The directory should be a subdirectory named "Class-Folder" of the directory indicated by VAE_TRAININGDATA_DIR

### IMPORTANT NOTE
In the following code, I am creating Python variables for some of these directories, but the way in which the Conv-VAE-Torch code is working, it is actually taking them from the json configuration file, so the values will need to be replicated there as well. 

In [2]:

machine_name = socket.gethostname()
print("The name of the current machine is:" + machine_name)
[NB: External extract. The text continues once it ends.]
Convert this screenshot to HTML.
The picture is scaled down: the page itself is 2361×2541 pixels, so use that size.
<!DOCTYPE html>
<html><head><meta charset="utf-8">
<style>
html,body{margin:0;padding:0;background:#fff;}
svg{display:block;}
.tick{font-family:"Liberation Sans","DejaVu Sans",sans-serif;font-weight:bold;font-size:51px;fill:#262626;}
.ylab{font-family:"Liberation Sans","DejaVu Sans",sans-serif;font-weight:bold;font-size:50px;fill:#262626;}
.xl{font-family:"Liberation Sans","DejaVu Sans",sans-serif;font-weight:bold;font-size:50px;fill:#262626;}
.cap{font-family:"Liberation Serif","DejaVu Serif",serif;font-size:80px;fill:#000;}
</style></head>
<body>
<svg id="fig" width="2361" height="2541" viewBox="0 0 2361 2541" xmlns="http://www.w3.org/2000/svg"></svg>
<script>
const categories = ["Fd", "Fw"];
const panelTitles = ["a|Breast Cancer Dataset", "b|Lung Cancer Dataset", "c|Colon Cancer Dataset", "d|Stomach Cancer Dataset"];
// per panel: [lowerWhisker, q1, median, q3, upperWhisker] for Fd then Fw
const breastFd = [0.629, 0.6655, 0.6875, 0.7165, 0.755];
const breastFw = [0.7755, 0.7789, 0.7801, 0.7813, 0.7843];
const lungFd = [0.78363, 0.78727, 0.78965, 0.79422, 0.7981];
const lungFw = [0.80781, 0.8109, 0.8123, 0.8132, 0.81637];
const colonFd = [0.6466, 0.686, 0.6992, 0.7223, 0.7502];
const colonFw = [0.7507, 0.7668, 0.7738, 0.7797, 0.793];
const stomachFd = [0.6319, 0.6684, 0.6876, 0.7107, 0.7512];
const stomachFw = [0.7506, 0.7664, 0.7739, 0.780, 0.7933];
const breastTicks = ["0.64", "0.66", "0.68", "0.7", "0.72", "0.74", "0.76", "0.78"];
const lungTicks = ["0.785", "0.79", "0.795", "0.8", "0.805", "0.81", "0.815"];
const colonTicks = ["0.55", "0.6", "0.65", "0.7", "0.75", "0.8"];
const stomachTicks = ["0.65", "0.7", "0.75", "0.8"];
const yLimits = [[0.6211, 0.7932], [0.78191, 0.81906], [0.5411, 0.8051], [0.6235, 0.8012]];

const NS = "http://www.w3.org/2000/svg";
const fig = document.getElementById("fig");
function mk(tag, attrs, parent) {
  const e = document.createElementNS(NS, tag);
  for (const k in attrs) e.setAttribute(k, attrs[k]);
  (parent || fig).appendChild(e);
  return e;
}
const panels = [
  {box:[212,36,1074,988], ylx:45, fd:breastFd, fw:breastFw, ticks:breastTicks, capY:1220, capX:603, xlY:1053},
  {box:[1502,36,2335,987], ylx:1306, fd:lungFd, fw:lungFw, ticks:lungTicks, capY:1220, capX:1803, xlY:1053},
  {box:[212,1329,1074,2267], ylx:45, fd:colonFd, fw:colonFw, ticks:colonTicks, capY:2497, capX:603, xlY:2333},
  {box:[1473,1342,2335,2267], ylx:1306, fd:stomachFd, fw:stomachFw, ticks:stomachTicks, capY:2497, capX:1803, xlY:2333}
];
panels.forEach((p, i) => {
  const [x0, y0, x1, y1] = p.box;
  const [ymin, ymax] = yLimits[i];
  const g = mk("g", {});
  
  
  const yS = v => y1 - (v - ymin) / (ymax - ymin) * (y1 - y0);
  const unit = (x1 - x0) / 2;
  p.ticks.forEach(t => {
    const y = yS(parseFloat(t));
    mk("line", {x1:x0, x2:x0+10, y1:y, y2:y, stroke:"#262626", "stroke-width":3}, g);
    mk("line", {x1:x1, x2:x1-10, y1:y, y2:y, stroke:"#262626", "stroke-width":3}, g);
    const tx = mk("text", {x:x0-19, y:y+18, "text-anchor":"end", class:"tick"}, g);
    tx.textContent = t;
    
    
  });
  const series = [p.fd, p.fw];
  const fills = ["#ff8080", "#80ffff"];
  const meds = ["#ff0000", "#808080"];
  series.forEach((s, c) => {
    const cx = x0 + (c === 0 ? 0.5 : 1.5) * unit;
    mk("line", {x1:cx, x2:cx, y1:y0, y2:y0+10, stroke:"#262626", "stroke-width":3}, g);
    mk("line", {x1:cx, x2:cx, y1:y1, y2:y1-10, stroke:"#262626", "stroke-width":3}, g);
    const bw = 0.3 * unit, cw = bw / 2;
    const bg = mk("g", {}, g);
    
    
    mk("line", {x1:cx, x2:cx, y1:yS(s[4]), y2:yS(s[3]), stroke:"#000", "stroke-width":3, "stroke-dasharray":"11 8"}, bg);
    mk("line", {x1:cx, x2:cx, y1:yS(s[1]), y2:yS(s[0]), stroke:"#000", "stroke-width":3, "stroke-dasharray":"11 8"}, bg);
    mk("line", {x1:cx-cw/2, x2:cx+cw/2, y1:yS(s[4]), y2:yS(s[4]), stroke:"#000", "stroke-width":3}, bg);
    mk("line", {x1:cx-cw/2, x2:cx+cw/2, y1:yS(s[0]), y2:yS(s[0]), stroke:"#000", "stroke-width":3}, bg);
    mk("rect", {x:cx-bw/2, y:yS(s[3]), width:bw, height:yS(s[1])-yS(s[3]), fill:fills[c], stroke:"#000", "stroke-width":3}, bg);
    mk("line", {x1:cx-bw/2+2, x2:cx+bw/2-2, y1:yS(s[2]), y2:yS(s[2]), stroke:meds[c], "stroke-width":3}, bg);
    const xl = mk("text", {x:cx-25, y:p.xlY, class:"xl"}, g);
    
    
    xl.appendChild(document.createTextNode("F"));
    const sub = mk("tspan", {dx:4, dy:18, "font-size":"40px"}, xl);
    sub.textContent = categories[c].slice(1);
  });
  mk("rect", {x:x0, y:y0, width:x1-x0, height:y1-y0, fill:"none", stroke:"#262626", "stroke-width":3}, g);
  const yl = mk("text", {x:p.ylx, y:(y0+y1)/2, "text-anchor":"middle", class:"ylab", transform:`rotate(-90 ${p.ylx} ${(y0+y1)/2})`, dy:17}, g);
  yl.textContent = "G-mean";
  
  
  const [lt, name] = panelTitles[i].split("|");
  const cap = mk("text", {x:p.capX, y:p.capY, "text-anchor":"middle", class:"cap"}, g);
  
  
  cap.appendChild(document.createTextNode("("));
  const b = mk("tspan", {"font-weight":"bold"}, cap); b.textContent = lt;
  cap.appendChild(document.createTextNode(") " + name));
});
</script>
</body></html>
if (machine_name == "LotziYoga"):
    VAE_CONFIG = "config-robot-lotziyoga.json"
    VAE_MODEL_DIR = "." # FIXME, specify it
    VAE_TRAININGDATA_DIR = "." # FIXME, specify it

if (machine_name == "tredy2"):
    VAE_CONFIG = "config-robot-tredy2.json"
    VAE_MODEL_DIR = "/home/lboloni/Documents/Hackingwork/__Temporary/VisionBasedRobotManipulator-models/Conv-VAE/"
    VAE_MODEL_FILE = "0817_155635/checkpoint-epoch20.pth"
    VAE_TRAININGDATA_DIR = "/home/lboloni/Documents/Hackingwork/__Temporary/VisionBasedRobotManipulator-training-data/vae-training-data" 
    


The name of the current machine is:tredy2


## Training.

Most of the parameters of the training process are set up in the config file.

In [3]:
# As the code is highly dependent on the command line, emulating it here
args = argparse.ArgumentParser(description='PyTorch Template')
args.add_argument('-c', '--config', default=None, type=str,
                     help='config file path (default: None)')
args.add_argument('-r', '--resume', default=None, type=str,
                      help='path to latest checkpoint (default: None)')
args.add_argument('-d', '--device', default=None, type=str,
                      help='indices of GPUs to enable (default: all)')
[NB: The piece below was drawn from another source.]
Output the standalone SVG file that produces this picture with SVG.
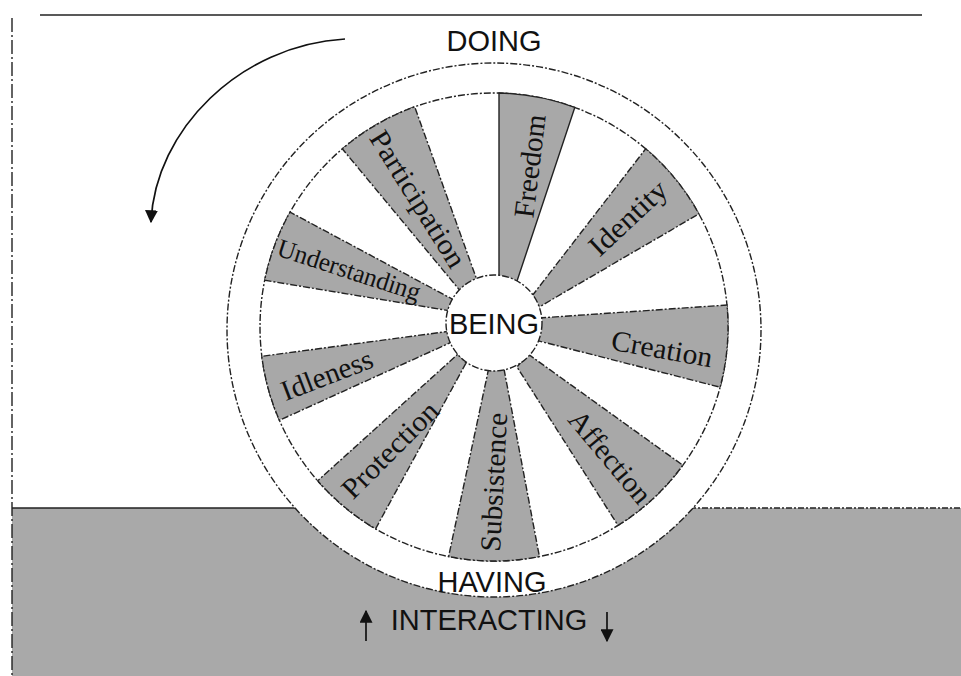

value = ["this-script", f"-c{VAE_CONFIG}"]
# we are changing the parameters from here, to avoid changing the github 
# downloaded package
sys.argv = value
config = ConfigParser.from_args(args)
print(config)

<parse_config.ConfigParser object at 0x74dd3426f520>


In [4]:
def train(config):
    logger = config.get_logger('train')

    # setup data_loader instances
    data_loader = config.init_obj('data_loader', module_data)
    valid_data_loader = data_loader.split_validation()

    # build model architecture, then print to console
    model = config.init_obj('arch', module_arch)
    logger.info(model)

    # prepare for (multi-device) GPU training
    device, device_ids = prepare_device(config['n_gpu'])
    model = model.to(device)
    if len(device_ids) > 1:
        model = torch.nn.DataParallel(model, device_ids=device_ids)
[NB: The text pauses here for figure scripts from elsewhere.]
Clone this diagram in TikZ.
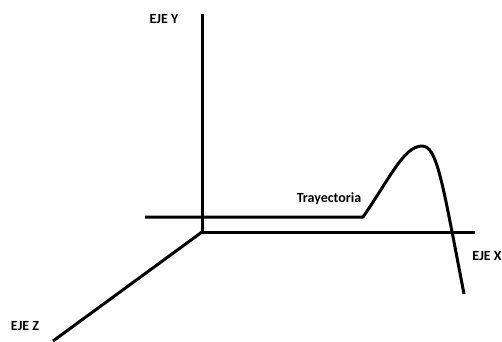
\documentclass[tikz,border=0pt]{standalone}
\usepackage{fontspec}
\setmainfont{Carlito}
\begin{document}
\begin{tikzpicture}[x=1pt,y=-1pt,
  axis/.style={line width=3pt},
  lbl/.style={font=\bfseries\fontsize{14}{16}\selectfont, inner sep=0pt}]
\useasboundingbox (0,0) rectangle (502,341);
\coordinate (O) at (202,232);
\coordinate (ytop) at (202,14);
\coordinate (xend) at (475,232);
\coordinate (zend) at (53,341);
\coordinate (tstart) at (145,217);
\coordinate (tbend) at (363,217);
\coordinate (tpeak) at (422,146);
\coordinate (tend) at (464,294);
\draw[axis] (ytop) -- (O) -- (xend);
\draw[axis] (O) -- (zend);
\draw[axis, line join=round] (tstart) -- (tbend)
  .. controls (390,178) and (404,146) .. (tpeak)
  .. controls (437,146) and (442,180) .. (tend);
\node[lbl] (ly) at (164,19) {EJE Y};
\node[lbl] (lx) at (487,256) {EJE X};
\node[lbl] (lz) at (25,326) {EJE Z};
\node[lbl] (lt) at (329,199) {Trayectoria};
\end{tikzpicture}
\end{document}
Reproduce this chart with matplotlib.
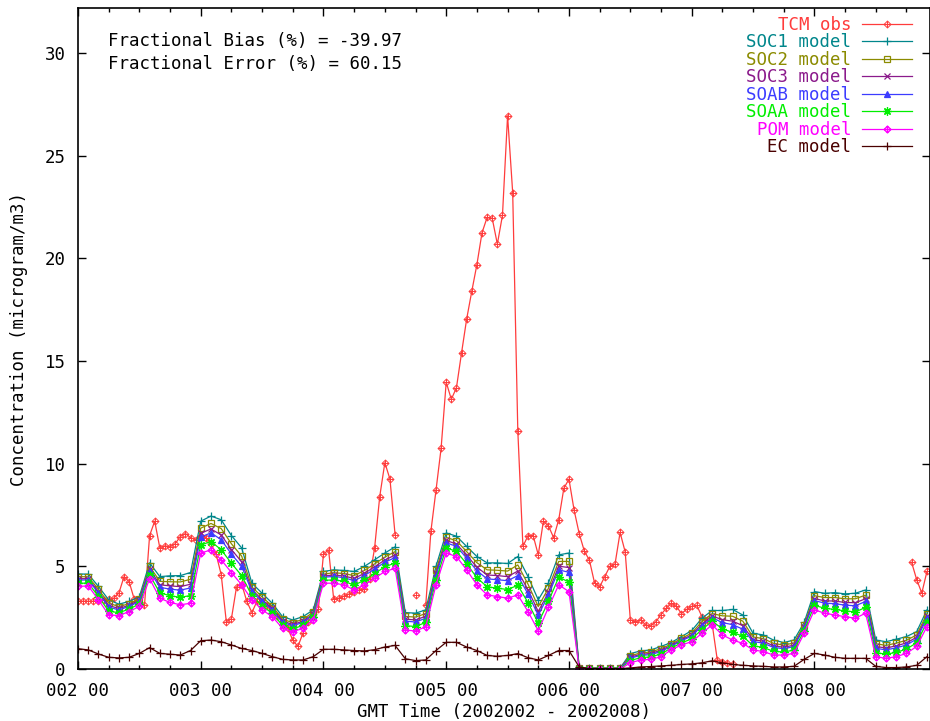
import numpy as np
import matplotlib
matplotlib.use("Agg")
import matplotlib.pyplot as plt
from matplotlib.path import Path
from matplotlib.ticker import MultipleLocator, FuncFormatter

nan = np.nan

# hourly observations, hour 0 = day 002 00
obs_hours = np.arange(0, 167)
tcm_obs = [
    3.3, 3.3, 3.3, 3.3, 3.3,  3.35, 3.4, 3.45, 3.7, 4.5,
    4.25, 3.4, 3.05, 3.1, 6.5,  7.2, 5.9, 6.0, 5.95, 6.1,
    6.45, 6.6, 6.4, 6.3, 6.5,  6.4, 6.1, 5.6, 4.6, 2.3,
    2.45, 4.0, 4.15, 3.3, 2.75,  3.3, 3.2, 3.1, 2.9, 2.6,
    2.3, 2.0, 1.4, 1.1, 1.75,  2.3, 2.7, 2.9, 5.6, 5.8,
    3.4, 3.45, 3.55, 3.65, 3.75,  3.85, 3.9, 4.4, 5.9, 8.4,
    10.05, 9.25, 6.55, nan, nan,  nan, 3.6, nan, 3.1, 6.7,
    8.7, 10.75, 13.97, 13.14, 13.7,  15.4, 17.05, 18.4, 19.7, 21.25,
    22.0, 21.95, 20.7, 22.1, 26.95,  23.2, 11.6, 5.97, 6.5, 6.5,
    5.56, 7.2, 6.97, 6.4, 7.27,  8.8, 9.25, 7.75, 6.6, 5.75,
    5.3, 4.2, 4.0, 4.5, 5.0,  5.1, 6.65, 5.7, 2.4, 2.3,
    2.4, 2.15, 2.1, 2.3, 2.65,  2.95, 3.2, 3.05, 2.7, 2.9,
    3.05, 3.1, 2.55, 2.4, 2.2,  0.45, 0.35, 0.3, 0.25, nan,
] + [nan] * 32 + [nan, 5.2, 4.35, 3.7, 4.75]

# model output every 2 hours
model_hours = np.arange(0, 167, 2)
soc1 = [
    4.63, 4.62, 4.02, 3.37, 3.16, 3.29, 3.53, 5.17, 4.50, 4.54,
    4.55, 4.70, 7.20, 7.45, 7.27, 6.50, 5.90, 4.18, 3.69, 3.20,
    2.55, 2.39, 2.55, 2.88, 4.75, 4.83, 4.80, 4.75, 5.00, 5.32,
    5.65, 5.95, 2.75, 2.72, 2.88, 5.00, 6.63, 6.47, 5.97, 5.48,
    5.17, 5.17, 5.14, 5.48, 4.50, 3.37, 4.20, 5.56, 5.65, 0.08,
    0.05, 0.05, 0.05, 0.05, 0.75, 0.88, 0.93, 1.10, 1.29, 1.58,
    1.87, 2.47, 2.85, 2.85, 2.90, 2.63, 1.74, 1.66, 1.41, 1.29,
    1.41, 2.27, 3.77, 3.69, 3.72, 3.66, 3.69, 3.85, 1.41, 1.33,
    1.45, 1.58, 1.82, 2.88,
]
soc2 = [
    4.50, 4.49, 3.88, 3.21, 3.04, 3.18, 3.42, 5.00, 4.27, 4.25,
    4.24, 4.37, 6.86, 7.09, 6.84, 6.10, 5.50, 4.00, 3.51, 3.06,
    2.42, 2.26, 2.42, 2.77, 4.62, 4.69, 4.65, 4.55, 4.80, 5.12,
    5.45, 5.72, 2.56, 2.53, 2.70, 4.80, 6.41, 6.25, 5.72, 5.18,
    4.83, 4.81, 4.77, 5.07, 4.13, 3.04, 3.94, 5.24, 5.24, 0.07,
    0.04, 0.04, 0.04, 0.04, 0.65, 0.78, 0.83, 0.99, 1.21, 1.49,
    1.75, 2.31, 2.70, 2.59, 2.57, 2.33, 1.56, 1.48, 1.25, 1.16,
    1.27, 2.15, 3.57, 3.48, 3.48, 3.42, 3.42, 3.60, 1.23, 1.15,
    1.26, 1.40, 1.66, 2.70,
]
soc3 = [
    4.40, 4.40, 3.77, 3.09, 2.95, 3.10, 3.35, 4.88, 4.10, 4.05,
    4.01, 4.13, 6.61, 6.82, 6.53, 5.82, 5.22, 3.87, 3.38, 2.95,
    2.33, 2.17, 2.33, 2.69, 4.53, 4.58, 4.53, 4.41, 4.66, 4.98,
    5.31, 5.55, 2.43, 2.39, 2.57, 4.66, 6.26, 6.09, 5.54, 4.96,
    4.58, 4.55, 4.50, 4.77, 3.85, 2.80, 3.74, 5.01, 4.94, 0.05,
    0.03, 0.03, 0.03, 0.03, 0.58, 0.71, 0.76, 0.91, 1.15, 1.42,
    1.66, 2.19, 2.58, 2.40, 2.33, 2.11, 1.43, 1.35, 1.13, 1.06,
    1.16, 2.07, 3.43, 3.32, 3.31, 3.24, 3.23, 3.42, 1.10, 1.02,
    1.13, 1.27, 1.55, 2.57,
]
soab = [
    4.33, 4.34, 3.70, 3.01, 2.88, 3.05, 3.29, 4.79, 3.98, 3.89,
    3.84, 3.95, 6.43, 6.63, 6.30, 5.60, 5.00, 3.78, 3.29, 2.88,
    2.27, 2.11, 2.27, 2.64, 4.47, 4.51, 4.45, 4.30, 4.55, 4.87,
    5.20, 5.43, 2.33, 2.29, 2.47, 4.55, 6.14, 5.98, 5.40, 4.79,
    4.39, 4.35, 4.30, 4.55, 3.65, 2.62, 3.60, 4.83, 4.71, 0.04,
    0.02, 0.02, 0.02, 0.02, 0.53, 0.66, 0.70, 0.85, 1.11, 1.38,
    1.60, 2.11, 2.50, 2.26, 2.16, 1.94, 1.34, 1.26, 1.05, 0.99,
    1.09, 2.01, 3.33, 3.21, 3.18, 3.11, 3.08, 3.29, 1.01, 0.93,
    1.03, 1.17, 1.46, 2.47,
]
soaa = [
    4.17, 4.19, 3.53, 2.82, 2.74, 2.92, 3.17, 4.59, 3.71, 3.57,
    3.49, 3.58, 6.04, 6.21, 5.81, 5.15, 4.55, 3.57, 3.08, 2.71,
    2.12, 1.96, 2.12, 2.51, 4.32, 4.34, 4.28, 4.08, 4.33, 4.65,
    4.98, 5.16, 2.11, 2.07, 2.27, 4.33, 5.90, 5.73, 5.12, 4.45,
    4.00, 3.94, 3.87, 4.08, 3.23, 2.24, 3.30, 4.47, 4.24, 0.02,
    0.01, 0.01, 0.01, 0.01, 0.41, 0.55, 0.59, 0.73, 1.02, 1.27,
    1.47, 1.92, 2.33, 1.96, 1.78, 1.60, 1.13, 1.05, 0.86, 0.83,
    0.92, 1.87, 3.10, 2.96, 2.90, 2.83, 2.78, 3.00, 0.80, 0.72,
    0.81, 0.97, 1.28, 2.27,
]
pom = [
    4.02, 4.05, 3.37, 2.64, 2.60, 2.80, 3.05, 4.40, 3.45, 3.24,
    3.13, 3.20, 5.65, 5.80, 5.32, 4.70, 4.10, 3.37, 2.88, 2.55,
    1.98, 1.82, 1.98, 2.39, 4.18, 4.18, 4.10, 3.85, 4.10, 4.42,
    4.75, 4.90, 1.90, 1.85, 2.06, 4.10, 5.65, 5.48, 4.83, 4.10,
    3.61, 3.53, 3.45, 3.61, 2.80, 1.86, 3.00, 4.10, 3.77, 0.00,
    0.00, 0.00, 0.00, 0.00, 0.30, 0.44, 0.47, 0.60, 0.93, 1.17,
    1.33, 1.74, 2.15, 1.66, 1.41, 1.25, 0.93, 0.85, 0.68, 0.68,
    0.76, 1.74, 2.88, 2.72, 2.63, 2.55, 2.47, 2.72, 0.60, 0.52,
    0.60, 0.76, 1.10, 2.06,
]
ec = [
    0.99, 0.93, 0.73, 0.57, 0.54, 0.57, 0.76, 1.04, 0.76, 0.72,
    0.68, 0.90, 1.38, 1.41, 1.33, 1.17, 1.00, 0.90, 0.76, 0.60,
    0.47, 0.44, 0.44, 0.60, 0.96, 0.96, 0.93, 0.90, 0.88, 0.94,
    1.07, 1.15, 0.50, 0.41, 0.44, 0.90, 1.30, 1.30, 1.07, 0.90,
    0.66, 0.62, 0.66, 0.75, 0.55, 0.44, 0.66, 0.90, 0.90, 0.10,
    0.02, 0.02, 0.02, 0.02, 0.05, 0.10, 0.12, 0.15, 0.18, 0.22,
    0.25, 0.30, 0.40, 0.30, 0.22, 0.18, 0.15, 0.13, 0.10, 0.10,
    0.13, 0.47, 0.76, 0.68, 0.57, 0.52, 0.52, 0.52, 0.13, 0.07,
    0.07, 0.10, 0.18, 0.60,
]

bias_text = "Fractional Bias (%) = -39.97"
error_text = "Fractional Error (%) = 60.15"

# diamond with a plus inside (gnuplot style point)
dia_plus = Path(
    [(0, 1), (1, 0), (0, -1), (-1, 0), (0, 1), (0, 1), (0, -1), (-1, 0), (1, 0)],
    [Path.MOVETO, Path.LINETO, Path.LINETO, Path.LINETO, Path.CLOSEPOLY,
     Path.MOVETO, Path.LINETO, Path.MOVETO, Path.LINETO],
)

plt.rcParams["font.family"] = "DejaVu Sans Mono"
fs = 12.5

fig = plt.figure(figsize=(9.3, 7.21), dpi=100)
ax = fig.add_axes([78 / 930, 52 / 721, 852 / 930, 661 / 721])

obs_days = 2 + obs_hours / 24
mod_days = 2 + model_hours / 24

ax.plot(obs_days, tcm_obs, color="#ff3c3c", lw=0.9, marker=dia_plus, ms=5,
        mfc="none", mew=0.7, label="TCM obs")
series = [
    (soc1, "#00868b", "+", 6, "SOC1 model"),
    (soc2, "#8b8b00", "s", 4.5, "SOC2 model"),
    (soc3, "#8b1a8b", "x", 4.5, "SOC3 model"),
    (soab, "#3c3cff", "^", 4.5, "SOAB model"),
    (soaa, "#00ee00", (8, 2, 0), 6, "SOAA model"),
    (pom, "#ff00ff", dia_plus, 5, "POM model"),
    (ec, "#4a0000", "+", 6, "EC model"),
]
for vals, col, mk, ms, lab in series:
    mfc = "none" if mk in ("s", dia_plus) else col
    ax.plot(mod_days, vals, color=col, lw=0.9, marker=mk, ms=ms, mfc=mfc,
            mew=0.9, label=lab)

ax.set_xlim(2, 2 + 166.6 / 24)
ax.set_ylim(0, 32.2)
ax.xaxis.set_major_locator(MultipleLocator(1))
ax.xaxis.set_minor_locator(MultipleLocator(0.25))
ax.xaxis.set_major_formatter(FuncFormatter(lambda v, p: f"{int(round(v)):03d} 00"))
ax.yaxis.set_major_locator(MultipleLocator(5))
ax.tick_params(which="both", direction="in", top=True, right=True, width=1,
               labelsize=fs, pad=9)
ax.tick_params(which="major", length=6)
ax.tick_params(which="minor", length=3)
for s in ax.spines.values():
    s.set_linewidth(1.2)

ax.set_xlabel("GMT Time (2002002 - 2002008)", fontsize=fs, labelpad=2.5)
ax.set_ylabel("Concentration (microgram/m3)", fontsize=fs, labelpad=12)

ax.text(0.035, 0.950, bias_text, transform=ax.transAxes, fontsize=fs, va="center")
ax.text(0.035, 0.915, error_text, transform=ax.transAxes, fontsize=fs, va="center")

ax.legend(loc="upper right", bbox_to_anchor=(1 - 10 / 852, 1.0),
          markerfirst=False, frameon=False,
          labelcolor="linecolor", handlelength=2.9, numpoints=1, fontsize=fs,
          labelspacing=-0.03, handletextpad=0.6, borderaxespad=0.0,
          borderpad=0.45)

fig.savefig("out.png", dpi=100)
    # get function handles of loss and metrics
    criterion = getattr(module_loss, config['loss'])
    # metrics = [getattr(module_metric, met) for met in config['metrics']]

    # build optimizer, learning rate scheduler. delete every lines containing lr_scheduler for disabling scheduler
    trainable_params = filter(lambda p: p.requires_grad, model.parameters())
    optimizer = config.init_obj('optimizer', torch.optim, trainable_params)
    lr_scheduler = config.init_obj(
        'lr_scheduler', torch.optim.lr_scheduler, optimizer)

    trainer = Trainer(model, criterion, optimizer,
                      config=config,
                      device=device,
                      data_loader=data_loader,
                      valid_data_loader=None,
                      lr_scheduler=lr_scheduler)

    trainer.train()

In [7]:
train(config)

INFO:train:VanillaVAE(
  (encoder): Sequential(
    (0): Sequential(
      (0): Conv2d(3, 32, kernel_size=(3, 3), stride=(2, 2), padding=(1, 1))
      (1): BatchNorm2d(32, eps=1e-05, momentum=0.1, affine=True, track_running_stats=True)
      (2): LeakyReLU(negative_slope=0.01)
    )
    (1): Sequential(
      (0): Conv2d(32, 64, kernel_size=(3, 3), stride=(2, 2), padding=(1, 1))
      (1): BatchNorm2d(64, eps=1e-05, momentum=0.1, affine=True, track_running_stats=True)
      (2): LeakyReLU(negative_slope=0.01)
    )
    (2): Sequential(
      (0): Conv2d(64, 128, kernel_size=(3, 3), stride=(2, 2), padding=(1, 1))
      (1): BatchNorm2d(128, eps=1e-05, momentum=0.1, affine=True, track_running_stats=True)
      (2): LeakyReLU(negative_slope=0.01)
    )
    (3): Sequential(
      (0): Conv2d(128, 256, kernel_size=(3, 3), stride=(2, 2), padding=(1, 1))
      (1): BatchNorm2d(256, eps=1e-05, momentum=0.1, affine=True, track_running_stats=True)
      (2): LeakyReLU(negative_slope=0.01)
    )


KeyboardInterrupt: